* begin *
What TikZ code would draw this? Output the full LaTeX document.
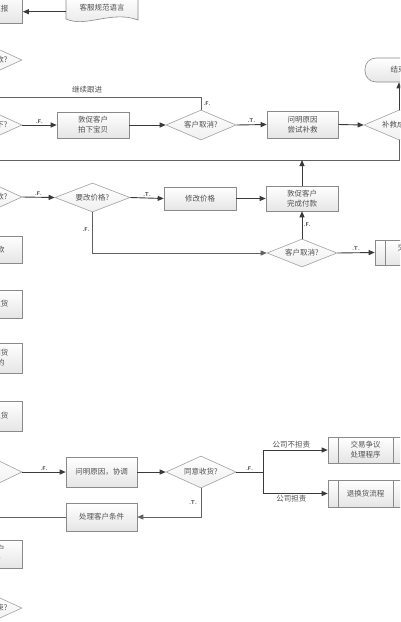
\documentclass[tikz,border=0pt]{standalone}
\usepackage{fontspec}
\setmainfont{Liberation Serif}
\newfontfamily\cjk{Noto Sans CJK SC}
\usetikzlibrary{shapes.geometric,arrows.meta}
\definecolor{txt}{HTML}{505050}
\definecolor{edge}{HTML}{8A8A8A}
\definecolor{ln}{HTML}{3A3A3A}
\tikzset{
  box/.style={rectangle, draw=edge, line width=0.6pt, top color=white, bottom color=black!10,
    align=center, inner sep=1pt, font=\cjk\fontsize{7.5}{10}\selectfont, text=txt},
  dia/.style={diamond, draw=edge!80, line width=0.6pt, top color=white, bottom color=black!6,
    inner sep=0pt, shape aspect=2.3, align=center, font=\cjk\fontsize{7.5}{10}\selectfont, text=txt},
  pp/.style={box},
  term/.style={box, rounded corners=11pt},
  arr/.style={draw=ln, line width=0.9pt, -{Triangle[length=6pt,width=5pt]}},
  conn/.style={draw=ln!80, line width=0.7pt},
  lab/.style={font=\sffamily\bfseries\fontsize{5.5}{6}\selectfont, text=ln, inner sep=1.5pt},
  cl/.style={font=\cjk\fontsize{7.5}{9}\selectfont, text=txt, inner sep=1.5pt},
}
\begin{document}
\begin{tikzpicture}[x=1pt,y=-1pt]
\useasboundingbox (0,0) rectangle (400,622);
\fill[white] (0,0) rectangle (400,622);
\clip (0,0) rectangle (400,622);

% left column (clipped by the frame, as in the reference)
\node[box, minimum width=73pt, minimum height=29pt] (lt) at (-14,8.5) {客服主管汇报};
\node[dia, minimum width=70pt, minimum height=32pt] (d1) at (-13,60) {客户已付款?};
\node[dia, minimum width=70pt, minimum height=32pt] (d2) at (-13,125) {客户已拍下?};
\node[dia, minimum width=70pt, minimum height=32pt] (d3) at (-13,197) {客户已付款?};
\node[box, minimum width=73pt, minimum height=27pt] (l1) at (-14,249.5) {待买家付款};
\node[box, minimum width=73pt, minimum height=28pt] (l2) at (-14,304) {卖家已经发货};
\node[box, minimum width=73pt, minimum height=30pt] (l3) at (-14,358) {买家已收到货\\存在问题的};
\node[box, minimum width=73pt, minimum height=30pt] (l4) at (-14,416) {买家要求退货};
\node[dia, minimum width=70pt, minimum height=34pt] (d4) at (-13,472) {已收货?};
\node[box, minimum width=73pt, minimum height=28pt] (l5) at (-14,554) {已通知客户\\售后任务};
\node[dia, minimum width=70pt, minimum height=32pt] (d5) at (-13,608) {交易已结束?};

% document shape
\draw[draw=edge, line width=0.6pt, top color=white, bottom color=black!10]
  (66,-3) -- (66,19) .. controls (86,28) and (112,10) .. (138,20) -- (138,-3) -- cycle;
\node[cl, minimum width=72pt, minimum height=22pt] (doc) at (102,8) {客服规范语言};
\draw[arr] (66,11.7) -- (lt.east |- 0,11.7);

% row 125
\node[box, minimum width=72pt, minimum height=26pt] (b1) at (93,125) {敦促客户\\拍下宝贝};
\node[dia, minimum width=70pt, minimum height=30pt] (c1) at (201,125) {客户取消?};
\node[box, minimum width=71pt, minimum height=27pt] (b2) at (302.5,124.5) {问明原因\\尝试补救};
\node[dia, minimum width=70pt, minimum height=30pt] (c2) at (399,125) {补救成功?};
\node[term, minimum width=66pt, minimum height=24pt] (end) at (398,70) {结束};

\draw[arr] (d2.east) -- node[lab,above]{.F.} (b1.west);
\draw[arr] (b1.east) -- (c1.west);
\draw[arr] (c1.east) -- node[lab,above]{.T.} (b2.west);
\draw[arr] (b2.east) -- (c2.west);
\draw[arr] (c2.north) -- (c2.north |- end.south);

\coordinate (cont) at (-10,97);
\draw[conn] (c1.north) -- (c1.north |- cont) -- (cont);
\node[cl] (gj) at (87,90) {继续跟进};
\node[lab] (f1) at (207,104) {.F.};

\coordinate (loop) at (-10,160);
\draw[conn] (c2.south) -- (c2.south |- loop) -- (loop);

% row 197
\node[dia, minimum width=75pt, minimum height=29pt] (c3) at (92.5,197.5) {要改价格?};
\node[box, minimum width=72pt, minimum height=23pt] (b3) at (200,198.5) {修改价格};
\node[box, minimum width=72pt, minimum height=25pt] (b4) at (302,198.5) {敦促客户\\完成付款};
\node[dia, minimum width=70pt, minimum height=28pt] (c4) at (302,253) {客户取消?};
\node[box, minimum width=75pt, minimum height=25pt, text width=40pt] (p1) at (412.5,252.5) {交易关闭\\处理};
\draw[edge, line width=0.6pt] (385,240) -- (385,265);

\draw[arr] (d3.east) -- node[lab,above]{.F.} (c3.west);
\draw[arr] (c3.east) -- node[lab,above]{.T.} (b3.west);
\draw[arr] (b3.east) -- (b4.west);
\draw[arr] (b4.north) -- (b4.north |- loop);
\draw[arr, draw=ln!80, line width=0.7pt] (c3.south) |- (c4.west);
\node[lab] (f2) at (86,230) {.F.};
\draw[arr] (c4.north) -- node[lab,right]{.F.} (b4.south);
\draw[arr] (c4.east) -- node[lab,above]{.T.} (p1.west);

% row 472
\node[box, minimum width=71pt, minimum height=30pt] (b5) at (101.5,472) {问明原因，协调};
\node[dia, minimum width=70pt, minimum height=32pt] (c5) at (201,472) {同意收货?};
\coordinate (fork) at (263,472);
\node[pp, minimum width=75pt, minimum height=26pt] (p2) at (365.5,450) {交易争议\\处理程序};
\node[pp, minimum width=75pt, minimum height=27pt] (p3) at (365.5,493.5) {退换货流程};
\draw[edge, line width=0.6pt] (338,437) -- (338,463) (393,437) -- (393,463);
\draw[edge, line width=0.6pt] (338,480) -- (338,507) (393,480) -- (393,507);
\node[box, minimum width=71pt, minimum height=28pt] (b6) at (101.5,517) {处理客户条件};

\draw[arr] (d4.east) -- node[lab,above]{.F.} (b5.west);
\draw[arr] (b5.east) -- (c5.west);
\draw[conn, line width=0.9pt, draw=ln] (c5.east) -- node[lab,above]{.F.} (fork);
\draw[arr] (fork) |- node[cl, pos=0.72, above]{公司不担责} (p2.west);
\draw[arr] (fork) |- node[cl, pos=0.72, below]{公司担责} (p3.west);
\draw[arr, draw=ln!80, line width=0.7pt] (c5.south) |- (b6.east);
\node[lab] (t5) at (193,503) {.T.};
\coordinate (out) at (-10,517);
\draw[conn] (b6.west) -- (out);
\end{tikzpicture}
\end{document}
* end *
§ REQUIRED WORK
Take the listing and print it again exactly, but without any pictures.

§ IN RESPONSE
What TikZ code would draw this? Output the full LaTeX document.
\documentclass[tikz,border=0pt]{standalone}
\usepackage{fontspec}
\setmainfont{Liberation Serif}
\newfontfamily\cjk{Noto Sans CJK SC}
\usetikzlibrary{shapes.geometric,arrows.meta}
\definecolor{txt}{HTML}{505050}
\definecolor{edge}{HTML}{8A8A8A}
\definecolor{ln}{HTML}{3A3A3A}
\tikzset{
  box/.style={rectangle, draw=edge, line width=0.6pt, top color=white, bottom color=black!10,
    align=center, inner sep=1pt, font=\cjk\fontsize{7.5}{10}\selectfont, text=txt},
  dia/.style={diamond, draw=edge!80, line width=0.6pt, top color=white, bottom color=black!6,
    inner sep=0pt, shape aspect=2.3, align=center, font=\cjk\fontsize{7.5}{10}\selectfont, text=txt},
  pp/.style={box},
  term/.style={box, rounded corners=11pt},
  arr/.style={draw=ln, line width=0.9pt, -{Triangle[length=6pt,width=5pt]}},
  conn/.style={draw=ln!80, line width=0.7pt},
  lab/.style={font=\sffamily\bfseries\fontsize{5.5}{6}\selectfont, text=ln, inner sep=1.5pt},
  cl/.style={font=\cjk\fontsize{7.5}{9}\selectfont, text=txt, inner sep=1.5pt},
}
\begin{document}
\begin{tikzpicture}[x=1pt,y=-1pt]
\useasboundingbox (0,0) rectangle (400,622);
\fill[white] (0,0) rectangle (400,622);
\clip (0,0) rectangle (400,622);

% left column (clipped by the frame, as in the reference)
\node[box, minimum width=73pt, minimum height=29pt] (lt) at (-14,8.5) {客服主管汇报};
\node[dia, minimum width=70pt, minimum height=32pt] (d1) at (-13,60) {客户已付款?};
\node[dia, minimum width=70pt, minimum height=32pt] (d2) at (-13,125) {客户已拍下?};
\node[dia, minimum width=70pt, minimum height=32pt] (d3) at (-13,197) {客户已付款?};
\node[box, minimum width=73pt, minimum height=27pt] (l1) at (-14,249.5) {待买家付款};
\node[box, minimum width=73pt, minimum height=28pt] (l2) at (-14,304) {卖家已经发货};
\node[box, minimum width=73pt, minimum height=30pt] (l3) at (-14,358) {买家已收到货\\存在问题的};
\node[box, minimum width=73pt, minimum height=30pt] (l4) at (-14,416) {买家要求退货};
\node[dia, minimum width=70pt, minimum height=34pt] (d4) at (-13,472) {已收货?};
\node[box, minimum width=73pt, minimum height=28pt] (l5) at (-14,554) {已通知客户\\售后任务};
\node[dia, minimum width=70pt, minimum height=32pt] (d5) at (-13,608) {交易已结束?};

% document shape
\draw[draw=edge, line width=0.6pt, top color=white, bottom color=black!10]
  (66,-3) -- (66,19) .. controls (86,28) and (112,10) .. (138,20) -- (138,-3) -- cycle;
\node[cl, minimum width=72pt, minimum height=22pt] (doc) at (102,8) {客服规范语言};
\draw[arr] (66,11.7) -- (lt.east |- 0,11.7);

% row 125
\node[box, minimum width=72pt, minimum height=26pt] (b1) at (93,125) {敦促客户\\拍下宝贝};
\node[dia, minimum width=70pt, minimum height=30pt] (c1) at (201,125) {客户取消?};
\node[box, minimum width=71pt, minimum height=27pt] (b2) at (302.5,124.5) {问明原因\\尝试补救};
\node[dia, minimum width=70pt, minimum height=30pt] (c2) at (399,125) {补救成功?};
\node[term, minimum width=66pt, minimum height=24pt] (end) at (398,70) {结束};

\draw[arr] (d2.east) -- node[lab,above]{.F.} (b1.west);
\draw[arr] (b1.east) -- (c1.west);
\draw[arr] (c1.east) -- node[lab,above]{.T.} (b2.west);
\draw[arr] (b2.east) -- (c2.west);
\draw[arr] (c2.north) -- (c2.north |- end.south);

\coordinate (cont) at (-10,97);
\draw[conn] (c1.north) -- (c1.north |- cont) -- (cont);
\node[cl] (gj) at (87,90) {继续跟进};
\node[lab] (f1) at (207,104) {.F.};

\coordinate (loop) at (-10,160);
\draw[conn] (c2.south) -- (c2.south |- loop) -- (loop);

% row 197
\node[dia, minimum width=75pt, minimum height=29pt] (c3) at (92.5,197.5) {要改价格?};
\node[box, minimum width=72pt, minimum height=23pt] (b3) at (200,198.5) {修改价格};
\node[box, minimum width=72pt, minimum height=25pt] (b4) at (302,198.5) {敦促客户\\完成付款};
\node[dia, minimum width=70pt, minimum height=28pt] (c4) at (302,253) {客户取消?};
\node[box, minimum width=75pt, minimum height=25pt, text width=40pt] (p1) at (412.5,252.5) {交易关闭\\处理};
\draw[edge, line width=0.6pt] (385,240) -- (385,265);

\draw[arr] (d3.east) -- node[lab,above]{.F.} (c3.west);
\draw[arr] (c3.east) -- node[lab,above]{.T.} (b3.west);
\draw[arr] (b3.east) -- (b4.west);
\draw[arr] (b4.north) -- (b4.north |- loop);
\draw[arr, draw=ln!80, line width=0.7pt] (c3.south) |- (c4.west);
\node[lab] (f2) at (86,230) {.F.};
\draw[arr] (c4.north) -- node[lab,right]{.F.} (b4.south);
\draw[arr] (c4.east) -- node[lab,above]{.T.} (p1.west);

% row 472
\node[box, minimum width=71pt, minimum height=30pt] (b5) at (101.5,472) {问明原因，协调};
\node[dia, minimum width=70pt, minimum height=32pt] (c5) at (201,472) {同意收货?};
\coordinate (fork) at (263,472);
\node[pp, minimum width=75pt, minimum height=26pt] (p2) at (365.5,450) {交易争议\\处理程序};
\node[pp, minimum width=75pt, minimum height=27pt] (p3) at (365.5,493.5) {退换货流程};
\draw[edge, line width=0.6pt] (338,437) -- (338,463) (393,437) -- (393,463);
\draw[edge, line width=0.6pt] (338,480) -- (338,507) (393,480) -- (393,507);
\node[box, minimum width=71pt, minimum height=28pt] (b6) at (101.5,517) {处理客户条件};

\draw[arr] (d4.east) -- node[lab,above]{.F.} (b5.west);
\draw[arr] (b5.east) -- (c5.west);
\draw[conn, line width=0.9pt, draw=ln] (c5.east) -- node[lab,above]{.F.} (fork);
\draw[arr] (fork) |- node[cl, pos=0.72, above]{公司不担责} (p2.west);
\draw[arr] (fork) |- node[cl, pos=0.72, below]{公司担责} (p3.west);
\draw[arr, draw=ln!80, line width=0.7pt] (c5.south) |- (b6.east);
\node[lab] (t5) at (193,503) {.T.};
\coordinate (out) at (-10,517);
\draw[conn] (b6.west) -- (out);
\end{tikzpicture}
\end{document}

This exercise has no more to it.